(WHAT IS BEING ASKED): Below are records; work out how many of their lines hold the string "this" and give that number alone.

(TASK MATERIAL):

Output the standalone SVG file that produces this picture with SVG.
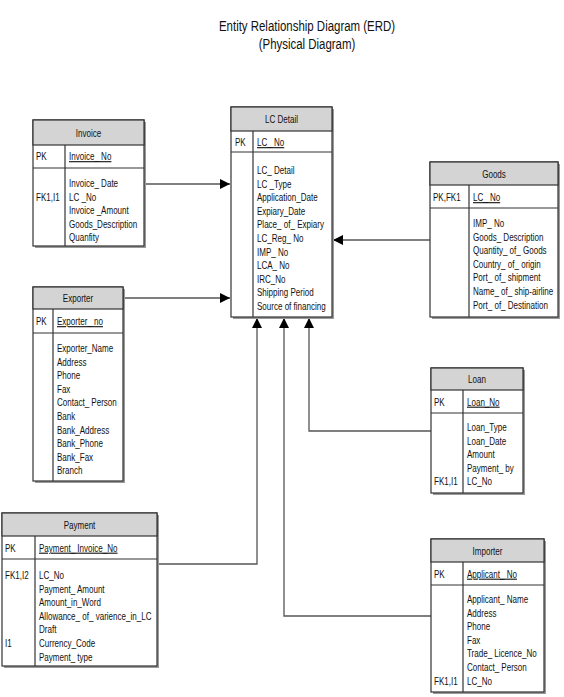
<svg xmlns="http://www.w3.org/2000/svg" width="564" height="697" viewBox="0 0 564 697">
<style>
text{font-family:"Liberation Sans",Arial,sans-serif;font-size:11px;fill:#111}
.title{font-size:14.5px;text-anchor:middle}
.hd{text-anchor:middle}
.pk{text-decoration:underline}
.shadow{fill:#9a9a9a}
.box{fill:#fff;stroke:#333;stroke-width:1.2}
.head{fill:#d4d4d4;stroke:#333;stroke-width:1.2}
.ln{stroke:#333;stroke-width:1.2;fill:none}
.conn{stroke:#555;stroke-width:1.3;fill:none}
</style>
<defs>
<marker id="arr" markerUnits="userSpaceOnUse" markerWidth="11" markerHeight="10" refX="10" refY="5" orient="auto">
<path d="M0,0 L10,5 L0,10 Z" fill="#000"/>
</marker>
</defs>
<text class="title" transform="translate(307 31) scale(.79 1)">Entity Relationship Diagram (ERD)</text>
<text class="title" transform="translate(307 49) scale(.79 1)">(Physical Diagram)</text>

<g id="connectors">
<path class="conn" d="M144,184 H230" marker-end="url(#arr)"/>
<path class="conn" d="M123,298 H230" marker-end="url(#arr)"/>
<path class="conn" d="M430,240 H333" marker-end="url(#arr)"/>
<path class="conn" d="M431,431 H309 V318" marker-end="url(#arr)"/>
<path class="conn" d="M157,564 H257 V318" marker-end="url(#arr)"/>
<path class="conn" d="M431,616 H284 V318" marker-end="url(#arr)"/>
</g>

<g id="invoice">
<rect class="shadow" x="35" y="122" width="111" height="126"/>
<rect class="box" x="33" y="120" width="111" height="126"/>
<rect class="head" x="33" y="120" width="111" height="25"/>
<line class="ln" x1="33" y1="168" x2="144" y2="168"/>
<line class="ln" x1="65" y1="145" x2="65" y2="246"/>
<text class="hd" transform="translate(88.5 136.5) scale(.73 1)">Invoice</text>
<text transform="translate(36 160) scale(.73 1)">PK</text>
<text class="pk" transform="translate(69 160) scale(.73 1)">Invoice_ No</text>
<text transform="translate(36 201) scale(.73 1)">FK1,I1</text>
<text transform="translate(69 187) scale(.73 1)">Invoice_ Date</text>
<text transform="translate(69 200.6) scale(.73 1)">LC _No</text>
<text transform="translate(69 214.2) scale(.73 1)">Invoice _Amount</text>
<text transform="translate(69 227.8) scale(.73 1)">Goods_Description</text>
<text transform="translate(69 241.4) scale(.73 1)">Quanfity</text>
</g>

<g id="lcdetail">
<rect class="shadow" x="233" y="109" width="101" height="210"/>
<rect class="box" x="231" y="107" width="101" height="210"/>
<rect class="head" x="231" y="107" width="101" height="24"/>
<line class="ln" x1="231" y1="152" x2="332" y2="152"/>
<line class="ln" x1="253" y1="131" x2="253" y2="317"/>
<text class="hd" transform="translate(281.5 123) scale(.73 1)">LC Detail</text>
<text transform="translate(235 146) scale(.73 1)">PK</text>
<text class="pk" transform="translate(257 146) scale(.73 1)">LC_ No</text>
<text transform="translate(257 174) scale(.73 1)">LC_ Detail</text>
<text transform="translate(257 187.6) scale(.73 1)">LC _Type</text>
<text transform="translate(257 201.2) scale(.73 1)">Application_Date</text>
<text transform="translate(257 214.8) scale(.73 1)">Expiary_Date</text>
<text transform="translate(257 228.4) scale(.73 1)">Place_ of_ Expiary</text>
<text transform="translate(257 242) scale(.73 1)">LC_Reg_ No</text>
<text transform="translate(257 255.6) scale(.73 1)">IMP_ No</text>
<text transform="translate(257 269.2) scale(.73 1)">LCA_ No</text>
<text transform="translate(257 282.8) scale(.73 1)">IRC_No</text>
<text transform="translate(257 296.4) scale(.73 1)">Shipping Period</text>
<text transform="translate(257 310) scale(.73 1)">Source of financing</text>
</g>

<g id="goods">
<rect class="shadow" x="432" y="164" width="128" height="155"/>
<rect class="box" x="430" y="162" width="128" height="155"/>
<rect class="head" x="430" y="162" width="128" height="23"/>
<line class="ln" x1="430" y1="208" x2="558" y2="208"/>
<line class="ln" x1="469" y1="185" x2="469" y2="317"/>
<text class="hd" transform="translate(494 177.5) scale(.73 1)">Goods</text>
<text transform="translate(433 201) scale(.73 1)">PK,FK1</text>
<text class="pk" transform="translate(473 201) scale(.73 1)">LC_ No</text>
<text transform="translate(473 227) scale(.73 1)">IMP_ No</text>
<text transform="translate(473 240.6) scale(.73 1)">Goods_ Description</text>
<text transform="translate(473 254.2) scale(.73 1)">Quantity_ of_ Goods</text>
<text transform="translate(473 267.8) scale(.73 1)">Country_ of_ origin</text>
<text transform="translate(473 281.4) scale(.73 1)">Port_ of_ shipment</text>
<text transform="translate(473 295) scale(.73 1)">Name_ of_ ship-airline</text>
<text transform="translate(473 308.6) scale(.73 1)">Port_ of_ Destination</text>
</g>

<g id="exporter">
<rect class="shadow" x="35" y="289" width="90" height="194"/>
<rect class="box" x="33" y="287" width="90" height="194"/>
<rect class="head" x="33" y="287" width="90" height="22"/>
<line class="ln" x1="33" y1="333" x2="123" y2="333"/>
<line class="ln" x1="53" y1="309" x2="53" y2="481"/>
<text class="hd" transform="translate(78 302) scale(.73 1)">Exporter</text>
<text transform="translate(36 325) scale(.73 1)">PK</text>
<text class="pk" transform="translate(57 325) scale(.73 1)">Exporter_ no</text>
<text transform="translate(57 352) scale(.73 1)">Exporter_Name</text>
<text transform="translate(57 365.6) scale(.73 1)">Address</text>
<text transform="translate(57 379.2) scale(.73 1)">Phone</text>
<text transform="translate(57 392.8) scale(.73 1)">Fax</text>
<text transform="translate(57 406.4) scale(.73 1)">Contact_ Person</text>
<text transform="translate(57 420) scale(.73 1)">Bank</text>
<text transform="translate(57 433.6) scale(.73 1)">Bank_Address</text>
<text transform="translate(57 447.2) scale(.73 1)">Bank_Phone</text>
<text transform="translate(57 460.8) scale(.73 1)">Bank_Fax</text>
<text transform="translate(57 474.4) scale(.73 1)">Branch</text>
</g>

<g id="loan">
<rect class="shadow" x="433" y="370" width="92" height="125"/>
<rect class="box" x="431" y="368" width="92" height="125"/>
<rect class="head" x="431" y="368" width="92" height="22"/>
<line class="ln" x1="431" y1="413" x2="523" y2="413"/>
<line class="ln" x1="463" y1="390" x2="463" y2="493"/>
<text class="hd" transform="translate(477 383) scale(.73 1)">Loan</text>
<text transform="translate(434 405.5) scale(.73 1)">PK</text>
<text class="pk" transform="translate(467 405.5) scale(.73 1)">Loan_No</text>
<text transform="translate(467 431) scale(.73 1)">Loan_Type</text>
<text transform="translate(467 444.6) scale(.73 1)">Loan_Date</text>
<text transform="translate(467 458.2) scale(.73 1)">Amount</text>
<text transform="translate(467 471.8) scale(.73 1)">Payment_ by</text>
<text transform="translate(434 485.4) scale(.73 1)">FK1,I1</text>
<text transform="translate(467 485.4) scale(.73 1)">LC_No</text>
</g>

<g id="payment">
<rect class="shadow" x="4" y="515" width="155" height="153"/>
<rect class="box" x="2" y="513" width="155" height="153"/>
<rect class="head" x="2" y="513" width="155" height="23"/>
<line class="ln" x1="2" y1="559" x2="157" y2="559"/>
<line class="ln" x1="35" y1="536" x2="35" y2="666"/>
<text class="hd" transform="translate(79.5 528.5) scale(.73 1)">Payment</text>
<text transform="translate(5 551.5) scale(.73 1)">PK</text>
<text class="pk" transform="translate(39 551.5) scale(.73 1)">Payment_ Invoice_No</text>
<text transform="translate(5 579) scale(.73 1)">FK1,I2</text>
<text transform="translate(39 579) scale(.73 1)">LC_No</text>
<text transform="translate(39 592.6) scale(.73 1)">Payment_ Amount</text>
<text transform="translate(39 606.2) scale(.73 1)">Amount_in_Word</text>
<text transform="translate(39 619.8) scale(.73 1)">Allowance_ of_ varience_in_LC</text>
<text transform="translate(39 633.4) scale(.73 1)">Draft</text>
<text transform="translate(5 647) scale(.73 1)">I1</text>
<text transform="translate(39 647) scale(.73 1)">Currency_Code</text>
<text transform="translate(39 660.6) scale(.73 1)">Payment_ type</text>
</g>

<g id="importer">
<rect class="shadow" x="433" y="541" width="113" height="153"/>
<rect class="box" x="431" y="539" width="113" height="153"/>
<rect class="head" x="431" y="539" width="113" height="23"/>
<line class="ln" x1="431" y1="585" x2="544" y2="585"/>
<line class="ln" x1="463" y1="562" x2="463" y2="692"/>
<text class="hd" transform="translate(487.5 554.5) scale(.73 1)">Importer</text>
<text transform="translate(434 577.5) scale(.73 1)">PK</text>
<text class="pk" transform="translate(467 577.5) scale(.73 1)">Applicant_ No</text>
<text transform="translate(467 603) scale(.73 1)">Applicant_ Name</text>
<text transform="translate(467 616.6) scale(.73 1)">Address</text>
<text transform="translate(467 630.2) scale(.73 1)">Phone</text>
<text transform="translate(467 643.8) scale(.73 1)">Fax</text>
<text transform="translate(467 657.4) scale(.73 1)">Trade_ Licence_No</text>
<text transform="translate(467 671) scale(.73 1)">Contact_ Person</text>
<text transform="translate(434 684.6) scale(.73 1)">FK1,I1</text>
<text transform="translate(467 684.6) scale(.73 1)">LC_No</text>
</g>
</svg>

==

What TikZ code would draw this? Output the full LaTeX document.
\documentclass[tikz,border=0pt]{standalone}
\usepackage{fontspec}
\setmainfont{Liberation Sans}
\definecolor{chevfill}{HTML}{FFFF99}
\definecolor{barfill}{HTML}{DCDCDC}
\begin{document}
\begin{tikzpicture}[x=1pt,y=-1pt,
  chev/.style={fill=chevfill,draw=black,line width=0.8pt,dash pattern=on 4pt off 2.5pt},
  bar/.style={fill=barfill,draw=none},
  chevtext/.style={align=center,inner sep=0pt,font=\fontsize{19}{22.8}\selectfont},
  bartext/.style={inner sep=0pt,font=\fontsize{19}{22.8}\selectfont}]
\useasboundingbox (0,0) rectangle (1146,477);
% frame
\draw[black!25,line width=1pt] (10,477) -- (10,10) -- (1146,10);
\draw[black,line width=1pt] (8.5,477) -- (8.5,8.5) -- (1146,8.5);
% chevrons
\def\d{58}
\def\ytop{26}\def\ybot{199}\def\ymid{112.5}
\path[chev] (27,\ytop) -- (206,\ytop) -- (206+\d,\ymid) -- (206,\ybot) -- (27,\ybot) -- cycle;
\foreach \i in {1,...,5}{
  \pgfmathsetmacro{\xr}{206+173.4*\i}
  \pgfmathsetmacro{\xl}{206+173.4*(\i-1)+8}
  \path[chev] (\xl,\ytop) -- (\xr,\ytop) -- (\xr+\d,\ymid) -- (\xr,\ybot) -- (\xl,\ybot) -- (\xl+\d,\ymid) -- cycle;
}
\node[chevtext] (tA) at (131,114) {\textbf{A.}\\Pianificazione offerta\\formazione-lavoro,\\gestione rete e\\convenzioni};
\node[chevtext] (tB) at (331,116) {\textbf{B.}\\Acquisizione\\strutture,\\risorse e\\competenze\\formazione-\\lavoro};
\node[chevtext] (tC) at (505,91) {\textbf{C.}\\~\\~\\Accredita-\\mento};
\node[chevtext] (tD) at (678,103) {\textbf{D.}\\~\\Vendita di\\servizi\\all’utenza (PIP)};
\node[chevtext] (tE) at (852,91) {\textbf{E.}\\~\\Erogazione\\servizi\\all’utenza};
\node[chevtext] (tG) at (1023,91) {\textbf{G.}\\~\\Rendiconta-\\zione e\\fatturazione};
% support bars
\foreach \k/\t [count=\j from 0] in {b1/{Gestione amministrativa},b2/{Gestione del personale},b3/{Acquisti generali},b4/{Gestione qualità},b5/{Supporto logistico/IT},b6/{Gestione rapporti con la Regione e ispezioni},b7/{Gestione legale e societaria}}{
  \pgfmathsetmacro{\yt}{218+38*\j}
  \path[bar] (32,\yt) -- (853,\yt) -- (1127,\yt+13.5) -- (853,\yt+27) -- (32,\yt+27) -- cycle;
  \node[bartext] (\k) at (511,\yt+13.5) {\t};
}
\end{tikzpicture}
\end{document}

...

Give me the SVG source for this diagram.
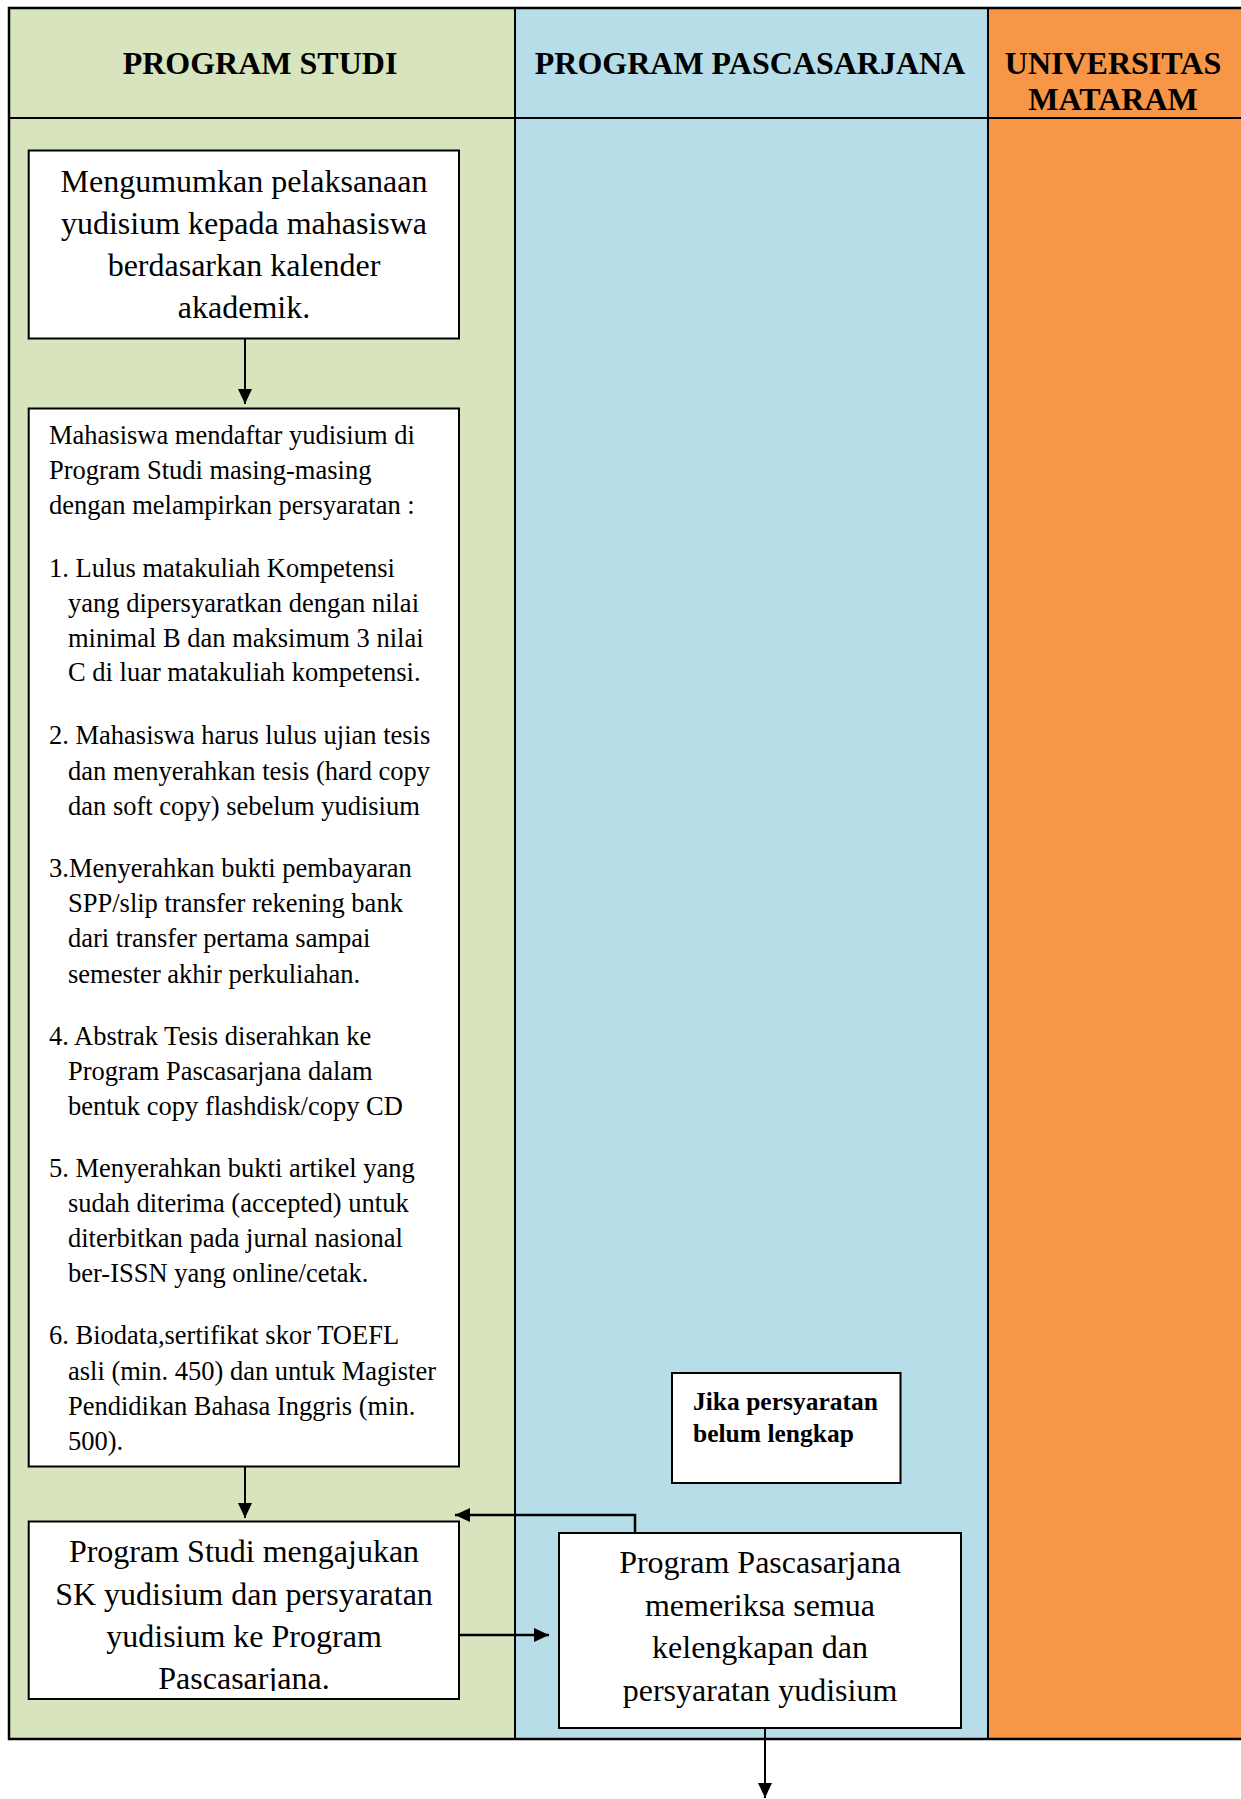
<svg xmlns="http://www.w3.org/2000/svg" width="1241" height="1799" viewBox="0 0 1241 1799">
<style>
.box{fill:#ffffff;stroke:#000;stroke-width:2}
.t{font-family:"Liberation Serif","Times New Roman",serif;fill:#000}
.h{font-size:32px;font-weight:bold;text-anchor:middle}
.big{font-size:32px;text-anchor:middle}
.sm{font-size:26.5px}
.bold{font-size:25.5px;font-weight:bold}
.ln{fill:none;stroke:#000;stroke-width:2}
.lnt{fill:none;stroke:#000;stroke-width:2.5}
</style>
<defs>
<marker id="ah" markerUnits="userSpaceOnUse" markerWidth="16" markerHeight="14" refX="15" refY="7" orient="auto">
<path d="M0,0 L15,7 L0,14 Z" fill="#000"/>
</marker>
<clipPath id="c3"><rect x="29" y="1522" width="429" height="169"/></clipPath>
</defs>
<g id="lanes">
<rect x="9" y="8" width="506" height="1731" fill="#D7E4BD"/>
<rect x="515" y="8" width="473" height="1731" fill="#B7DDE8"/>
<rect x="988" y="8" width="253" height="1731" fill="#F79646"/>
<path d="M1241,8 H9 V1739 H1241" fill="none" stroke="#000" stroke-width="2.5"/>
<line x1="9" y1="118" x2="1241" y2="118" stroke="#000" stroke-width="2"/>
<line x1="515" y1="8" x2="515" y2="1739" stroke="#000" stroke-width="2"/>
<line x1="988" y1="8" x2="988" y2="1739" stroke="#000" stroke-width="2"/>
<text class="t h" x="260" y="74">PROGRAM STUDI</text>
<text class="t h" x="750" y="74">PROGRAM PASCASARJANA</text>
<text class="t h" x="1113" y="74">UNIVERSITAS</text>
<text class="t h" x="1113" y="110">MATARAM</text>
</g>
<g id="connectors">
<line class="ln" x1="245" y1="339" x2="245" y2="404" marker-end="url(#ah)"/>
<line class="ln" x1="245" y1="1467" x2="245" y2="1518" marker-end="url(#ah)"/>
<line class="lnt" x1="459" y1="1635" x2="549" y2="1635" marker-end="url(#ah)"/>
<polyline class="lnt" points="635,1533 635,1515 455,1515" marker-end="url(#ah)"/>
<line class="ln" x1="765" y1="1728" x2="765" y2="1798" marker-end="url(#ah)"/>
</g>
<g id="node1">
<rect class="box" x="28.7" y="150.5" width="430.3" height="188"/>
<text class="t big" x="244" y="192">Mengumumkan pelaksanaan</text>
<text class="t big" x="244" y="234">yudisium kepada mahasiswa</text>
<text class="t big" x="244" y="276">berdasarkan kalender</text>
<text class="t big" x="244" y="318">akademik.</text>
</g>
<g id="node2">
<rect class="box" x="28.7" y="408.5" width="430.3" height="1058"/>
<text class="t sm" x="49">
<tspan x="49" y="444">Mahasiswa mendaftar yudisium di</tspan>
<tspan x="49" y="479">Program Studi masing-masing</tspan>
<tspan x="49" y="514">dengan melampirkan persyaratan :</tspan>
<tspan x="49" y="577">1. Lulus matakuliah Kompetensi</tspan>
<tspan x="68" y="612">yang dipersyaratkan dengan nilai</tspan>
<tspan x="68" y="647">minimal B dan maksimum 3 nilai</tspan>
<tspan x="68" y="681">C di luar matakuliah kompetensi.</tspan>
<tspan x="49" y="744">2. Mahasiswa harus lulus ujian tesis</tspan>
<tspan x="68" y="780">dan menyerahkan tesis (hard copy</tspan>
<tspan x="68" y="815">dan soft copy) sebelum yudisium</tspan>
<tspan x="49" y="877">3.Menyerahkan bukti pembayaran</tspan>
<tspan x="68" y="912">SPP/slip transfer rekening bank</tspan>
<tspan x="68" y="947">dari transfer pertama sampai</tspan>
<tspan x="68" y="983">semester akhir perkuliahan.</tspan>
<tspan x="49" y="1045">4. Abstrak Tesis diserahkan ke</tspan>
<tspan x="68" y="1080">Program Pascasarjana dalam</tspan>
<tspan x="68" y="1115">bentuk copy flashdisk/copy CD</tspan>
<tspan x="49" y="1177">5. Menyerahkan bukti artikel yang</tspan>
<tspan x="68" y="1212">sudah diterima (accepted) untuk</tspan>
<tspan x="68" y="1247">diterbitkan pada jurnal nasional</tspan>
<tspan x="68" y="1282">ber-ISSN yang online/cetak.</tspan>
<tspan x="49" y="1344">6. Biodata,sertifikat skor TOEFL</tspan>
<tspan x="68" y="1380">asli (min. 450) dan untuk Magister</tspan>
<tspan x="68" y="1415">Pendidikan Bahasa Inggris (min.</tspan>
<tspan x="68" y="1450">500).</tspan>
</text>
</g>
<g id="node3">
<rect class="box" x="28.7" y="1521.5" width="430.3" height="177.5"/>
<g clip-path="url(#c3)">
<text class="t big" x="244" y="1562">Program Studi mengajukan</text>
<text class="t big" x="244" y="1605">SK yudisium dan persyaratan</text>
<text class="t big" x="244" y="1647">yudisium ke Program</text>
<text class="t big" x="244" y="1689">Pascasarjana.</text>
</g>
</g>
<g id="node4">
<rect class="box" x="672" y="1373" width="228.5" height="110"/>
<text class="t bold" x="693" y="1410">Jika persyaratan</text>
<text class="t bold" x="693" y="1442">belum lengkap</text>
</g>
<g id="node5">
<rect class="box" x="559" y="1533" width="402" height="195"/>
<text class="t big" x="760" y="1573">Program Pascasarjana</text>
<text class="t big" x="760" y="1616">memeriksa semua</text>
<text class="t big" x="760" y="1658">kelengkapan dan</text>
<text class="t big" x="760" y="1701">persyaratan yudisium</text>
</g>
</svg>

(EXERCISE RESULT): 3